(Records contained in a dataset)

━━━━━━━━━━━━━━━━━━━━

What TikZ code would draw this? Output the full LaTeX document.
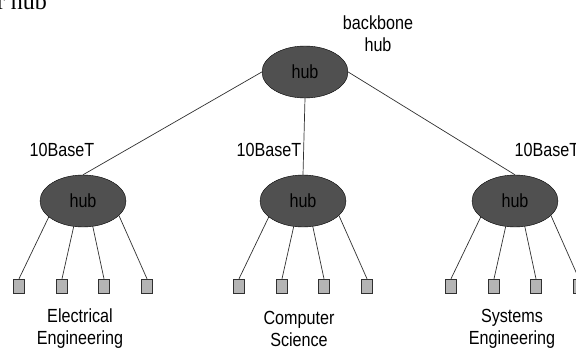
\documentclass[tikz,border=0pt]{standalone}
\usepackage{fontspec}
\setmainfont{Liberation Sans}[FakeStretch=0.85]
\newfontfamily\headfont{Liberation Serif}
\usetikzlibrary{shapes.geometric}

\definecolor{hubgray}{HTML}{505050}
\definecolor{stgray}{HTML}{B4B4B4}
\definecolor{wiregray}{HTML}{303030}

\tikzset{
	hub/.style={ellipse, draw=black, fill=hubgray, minimum width=86pt, minimum height=52pt, inner sep=0pt, text=black, font=\fontsize{19}{22}\selectfont},
	station/.style={rectangle, draw=wiregray, fill=stgray, minimum width=11pt, minimum height=14pt, inner sep=0pt},
	wire/.style={draw=wiregray, line width=0.7pt},
	lbl/.style={align=center, inner sep=0pt, font=\fontsize{19}{22}\selectfont},
}

\begin{document}
\begin{tikzpicture}[x=1pt, y=-1pt]

%\hubgroup{name}{x}
\newcommand*{\hubgroup}[2]{%
	\node [hub] (hub#1) at (#2,\huby) {hub};
	\foreach \dx/\a [count=\i] in {-64/205, -21/250, 21/291, 64/338} {
		\node [station] (#1st\i) at (#2+\dx,\sty) {};
		\draw [wire] (hub#1.\a) -- (#1st\i.north);
	}
}

\def\huby{201}
\def\sty{286}
\def\taby{150}
\def\depy{329}

\useasboundingbox (0,0) rectangle (576,350);

% title left over from the slide
\node [font=\fontsize{24}{28}\selectfont\headfont, anchor=base east, inner sep=0pt] (title) at (47,10) {r hub};

% backbone
\node [hub] (hubB) at (305,72) {hub};
\node [lbl] (bbl) at (378,34) {backbone\\hub};

% department hubs
\hubgroup{L}{83}
\hubgroup{M}{303}
\hubgroup{R}{515}

\draw [wire] (hubB.west) -- (hubL.north);
\draw [wire] (hubB.south) -- (hubM.north);
\draw [wire] (hubB.east) -- (hubR.north);

% labels
\node [lbl] (tL) at (62,\taby) {10BaseT};
\node [lbl] (tM) at (269,\taby) {10BaseT};
\node [lbl] (tR) at (547,\taby) {10BaseT};

\node [lbl] (dL) at (80,\depy) {Electrical\\Engineering};
\node [lbl] (dM) at (299,\depy) {Computer\\Science};
\node [lbl] (dR) at (512,\depy) {Systems\\Engineering};

\end{tikzpicture}
\end{document}
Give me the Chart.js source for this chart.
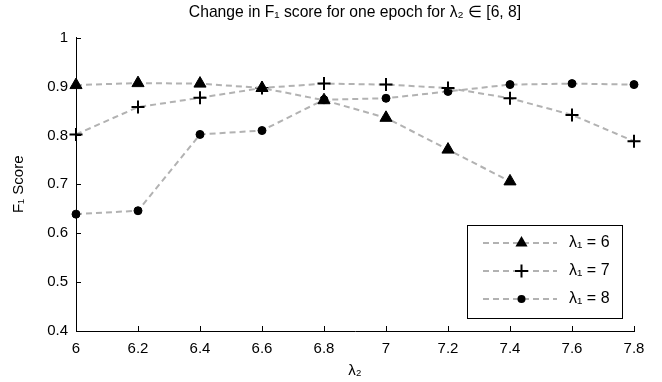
<!DOCTYPE html>
<html>
<head>
<meta charset="utf-8">
<script src="https://cdn.jsdelivr.net/npm/chart.js@4/dist/chart.umd.min.js"></script>
<style>
html,body{margin:0;padding:0;background:#fff;}
#wrap{width:662px;height:382px;}
</style>
</head>
<body>
<div id="wrap"><canvas id="c" width="662" height="382"></canvas></div>
<script>
// ---- data ----
const lambda2Values = [6, 6.2, 6.4, 6.6, 6.8, 7, 7.2, 7.4, 7.6, 7.8];
const f1Lambda1Is6 = [0.903, 0.907, 0.906, 0.897, 0.872, 0.836, 0.771, 0.706];
const f1Lambda1Is7 = [0.802, 0.858, 0.877, 0.897, 0.906, 0.904, 0.897, 0.876, 0.842, 0.788];
const f1Lambda1Is8 = [0.639, 0.646, 0.802, 0.810, 0.873, 0.876, 0.890, 0.904, 0.906, 0.904];
const seriesLabels = ['λ₁ = 6', 'λ₁ = 7', 'λ₁ = 8'];
const xTickLabels = ['6', '6.2', '6.4', '6.6', '6.8', '7', '7.2', '7.4', '7.6', '7.8'];
const yTickLabels = ['0.4', '0.5', '0.6', '0.7', '0.8', '0.9', '1'];
const chartTitle = 'Change in F₁ score for one epoch for λ₂ ∈ [6, 8]';
const xTitle = 'λ₂';
const yTitle = 'F₁ Score';

const FONT = '"Liberation Sans", Arial, Helvetica, sans-serif';
const LINE_COLOR = 'rgb(178,178,178)';
const DASH = [6, 4];

function toPoints(ys) { return ys.map((v, i) => ({x: lambda2Values[i], y: v})); }

const common = {
  borderColor: LINE_COLOR,
  borderWidth: 2,
  borderDash: DASH,
  pointBackgroundColor: '#000',
  pointBorderColor: '#000',
  fill: false,
  tension: 0,
  clip: false
};

const inwardTicks = {
  id: 'inwardTicks',
  afterDraw(chart) {
    const {ctx, chartArea: a} = chart;
    const x = chart.scales.x, y = chart.scales.y;
    ctx.save();
    ctx.strokeStyle = '#000';
    ctx.lineWidth = 1;
    ctx.setLineDash([]);
    ctx.beginPath();
    x.ticks.forEach(t => {
      const px = Math.round(x.getPixelForValue(t.value)) + 0.5;
      ctx.moveTo(px, a.bottom);
      ctx.lineTo(px, a.bottom - 5);
    });
    y.ticks.forEach(t => {
      const py = Math.round(y.getPixelForValue(t.value)) + 0.5;
      ctx.moveTo(a.left, py);
      ctx.lineTo(a.left + 5, py);
    });
    ctx.stroke();
    ctx.restore();
  }
};

function drawMarker(ctx, style, cx, cy, r) {
  ctx.save();
  ctx.setLineDash([]);
  ctx.fillStyle = '#000';
  ctx.strokeStyle = '#000';
  ctx.beginPath();
  if (style === 'triangle') {
    for (let k = 0; k < 3; k++) {
      const ang = k * 2 * Math.PI / 3;
      const px = cx + Math.sin(ang) * r, py = cy - Math.cos(ang) * r;
      if (k === 0) ctx.moveTo(px, py); else ctx.lineTo(px, py);
    }
    ctx.closePath();
    ctx.fill();
  } else if (style === 'cross') {
    ctx.lineWidth = 2;
    ctx.moveTo(cx - r, cy); ctx.lineTo(cx + r, cy);
    ctx.moveTo(cx, cy - r); ctx.lineTo(cx, cy + r);
    ctx.stroke();
  } else {
    ctx.arc(cx, cy, r, 0, Math.PI * 2);
    ctx.fill();
  }
  ctx.restore();
}

const boxLegend = {
  id: 'boxLegend',
  afterDraw(chart) {
    const {ctx} = chart;
    const bx = 467, by = 225, bw = 155, bh = 93;
    ctx.save();
    ctx.fillStyle = '#fff';
    ctx.fillRect(bx, by, bw, bh);
    ctx.strokeStyle = '#000';
    ctx.lineWidth = 1;
    ctx.strokeRect(bx + 0.5, by + 0.5, bw, bh);
    const rows = [243, 271, 299];
    chart.data.datasets.forEach((ds, i) => {
      const ry = rows[i];
      ctx.save();
      ctx.strokeStyle = ds.borderColor;
      ctx.lineWidth = ds.borderWidth;
      ctx.setLineDash(ds.borderDash);
      ctx.beginPath();
      ctx.moveTo(483, ry);
      ctx.lineTo(557, ry);
      ctx.stroke();
      ctx.restore();
      drawMarker(ctx, ds.pointStyle, 521.5, ry, ds.pointRadius);
      ctx.fillStyle = '#000';
      ctx.font = '16px ' + FONT;
      ctx.textBaseline = 'middle';
      ctx.textAlign = 'left';
      ctx.fillText(ds.label, 569, ry);
    });
    ctx.restore();
  }
};

new Chart(document.getElementById('c'), {
  type: 'line',
  data: {
    datasets: [
      Object.assign({}, common, {label: seriesLabels[0], data: toPoints(f1Lambda1Is6), pointStyle: 'triangle', pointRadius: 7, pointBorderWidth: 1}),
      Object.assign({}, common, {label: seriesLabels[1], data: toPoints(f1Lambda1Is7), pointStyle: 'cross', pointRadius: 6.5, pointBorderWidth: 2}),
      Object.assign({}, common, {label: seriesLabels[2], data: toPoints(f1Lambda1Is8), pointStyle: 'circle', pointRadius: 4, pointBorderWidth: 1})
    ]
  },
  options: {
    responsive: false,
    animation: false,
    events: [],
    layout: {padding: {left: 0, right: 28, top: 0, bottom: 0}},
    plugins: {
      legend: {display: false},
      tooltip: {enabled: false},
      title: {
        display: true,
        fullSize: false,
        text: chartTitle,
        color: '#000',
        font: {family: FONT, size: 15.7, weight: 'normal'},
        padding: {top: 3.5, bottom: 15.3}
      }
    },
    scales: {
      x: {
        type: 'linear',
        min: 6, max: 7.8,
        afterFit(s) { s.height = 51; },
        grid: {display: false, drawTicks: false, tickLength: 0},
        border: {display: true, color: '#000', width: 1},
        ticks: {
          stepSize: 0.2,
          padding: 9,
          color: '#000',
          font: {family: FONT, size: 15},
          callback: (v, i) => xTickLabels[i]
        },
        title: {display: true, text: xTitle, color: '#000', font: {family: FONT, size: 15}, padding: {top: 0, bottom: 2}}
      },
      y: {
        min: 0.4, max: 1,
        afterFit(s) { s.width = 76; },
        grid: {display: false, drawTicks: false, tickLength: 0},
        border: {display: true, color: '#000', width: 1},
        ticks: {
          stepSize: 0.1,
          padding: 8,
          color: '#000',
          font: {family: FONT, size: 15},
          callback: (v, i) => yTickLabels[i]
        },
        title: {display: true, text: yTitle, color: '#000', font: {family: FONT, size: 15}, padding: {top: 10, bottom: 0}}
      }
    }
  },
  plugins: [inwardTicks, boxLegend]
});
</script>
</body>
</html>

━━━━━━━━━━━━━━━━━━━━

- _Aim of the task_: In the entries above, identify every line with the word "this". Copy those lines.

- _Exercise response_:
What TikZ code would draw this? Output the full LaTeX document.
Give me the Chart.js source for this chart.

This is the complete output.